## START Dataset excerpt

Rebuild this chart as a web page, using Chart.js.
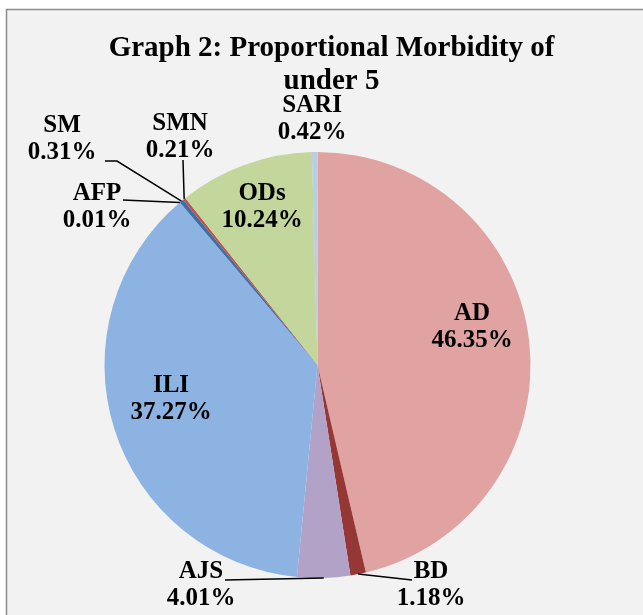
<!DOCTYPE html>
<html>
<head>
<meta charset="utf-8">
<script src="https://cdn.jsdelivr.net/npm/chart.js@4.4.1/dist/chart.umd.min.js"></script>
<style>
  html, body { margin: 0; padding: 0; background: #fff; }
  canvas { display: block; }
</style>
</head>
<body>
<canvas id="pie" width="643" height="615"></canvas>
<script>
// Proportional morbidity, under 5 (percent of cases)
const categories = ["AD", "BD", "AJS", "ILI", "AFP", "SM", "SMN", "ODs", "SARI"];
const shares = [46.35, 1.18, 4.01, 37.27, 0.01, 0.31, 0.21, 10.24, 0.42];
const sliceColors = ["#E0A3A2", "#953735", "#B3A2C7", "#8DB3E2", "#4BACC6", "#3E6EA8", "#C0504D", "#C3D69B", "#B9CDE5"];
const titleLines = ["Graph 2: Proportional Morbidity of", "under 5"];

// where each label sits (centre x, baseline of first line)
const labelPos = {
  AD: [472, 320], BD: [431, 578], AJS: [201, 578], ILI: [171, 392],
  AFP: [97, 200], SM: [62, 132], SMN: [180, 130], ODs: [262, 200], SARI: [312, 112]
};
// leader line points, from the label side towards the slice
const leaderPts = {
  AJS: [[225, 580]],
  BD: [[412, 580]],
  AFP: [[123, 200]],
  SM: [[105, 161], [117, 161]],
  SMN: [[183, 160]]
};

const FONT = '"Liberation Serif", "DejaVu Serif", serif';

const frame = {
  id: "frame",
  beforeDraw(chart) {
    const c = chart.ctx;
    c.save();
    c.fillStyle = "#fff";
    c.fillRect(0, 0, chart.width, chart.height);
    c.fillStyle = "#F2F2F2";
    c.fillRect(7, 10, chart.width, chart.height);
    c.strokeStyle = "#8C8C8C";
    c.lineWidth = 1.5;
    c.beginPath();
    c.moveTo(6.5, chart.height);
    c.lineTo(6.5, 9.5);
    c.lineTo(chart.width, 9.5);
    c.stroke();
    c.restore();
  }
};

const labelsPlugin = {
  id: "sliceLabels",
  afterDatasetsDraw(chart) {
    const c = chart.ctx;
    const arcs = chart.getDatasetMeta(0).data;
    c.save();

    // title
    c.fillStyle = "#000";
    c.textAlign = "center";
    c.textBaseline = "alphabetic";
    c.font = "bold 29px " + FONT;
    c.fillText(titleLines[0], 331.5, 56);
    c.fillText(titleLines[1], 331.5, 89);

    // leader lines
    c.strokeStyle = "#000";
    c.lineWidth = 1.5;
    arcs.forEach((arc, i) => {
      const pts = leaderPts[categories[i]];
      if (!pts) return;
      const p = arc.getProps(["x", "y", "startAngle", "endAngle", "outerRadius"], true);
      const mid = (p.startAngle + p.endAngle) / 2;
      const ex = p.x + Math.cos(mid) * p.outerRadius;
      const ey = p.y + Math.sin(mid) * p.outerRadius;
      c.beginPath();
      c.moveTo(pts[0][0], pts[0][1]);
      for (let k = 1; k < pts.length; k++) c.lineTo(pts[k][0], pts[k][1]);
      c.lineTo(ex, ey);
      c.stroke();
    });

    // text labels
    c.font = "bold 25px " + FONT;
    categories.forEach((name, i) => {
      const [x, y] = labelPos[name];
      c.fillText(name, x, y);
      c.fillText(shares[i].toFixed(2) + "%", x, y + 27);
    });
    c.restore();
  }
};

new Chart(document.getElementById("pie"), {
  type: "pie",
  data: {
    labels: categories,
    datasets: [{
      data: shares,
      backgroundColor: sliceColors,
      borderWidth: 0
    }]
  },
  options: {
    responsive: false,
    animation: false,
    layout: { padding: { left: 104.5, right: 112.5, top: 152, bottom: 37 } },
    plugins: {
      legend: { display: false },
      tooltip: { enabled: false }
    }
  },
  plugins: [frame, labelsPlugin]
});
</script>
</body>
</html>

## END Dataset excerpt

#### Set exercise
Without the pictures, return the listing above from its first line through the line that has "2: Proportional Morbidity".

#### The answer
Rebuild this chart as a web page, using Chart.js.
<!DOCTYPE html>
<html>
<head>
<meta charset="utf-8">
<script src="https://cdn.jsdelivr.net/npm/chart.js@4.4.1/dist/chart.umd.min.js"></script>
<style>
  html, body { margin: 0; padding: 0; background: #fff; }
  canvas { display: block; }
</style>
</head>
<body>
<canvas id="pie" width="643" height="615"></canvas>
<script>
// Proportional morbidity, under 5 (percent of cases)
const categories = ["AD", "BD", "AJS", "ILI", "AFP", "SM", "SMN", "ODs", "SARI"];
const shares = [46.35, 1.18, 4.01, 37.27, 0.01, 0.31, 0.21, 10.24, 0.42];
const sliceColors = ["#E0A3A2", "#953735", "#B3A2C7", "#8DB3E2", "#4BACC6", "#3E6EA8", "#C0504D", "#C3D69B", "#B9CDE5"];
const titleLines = ["Graph 2: Proportional Morbidity of", "under 5"];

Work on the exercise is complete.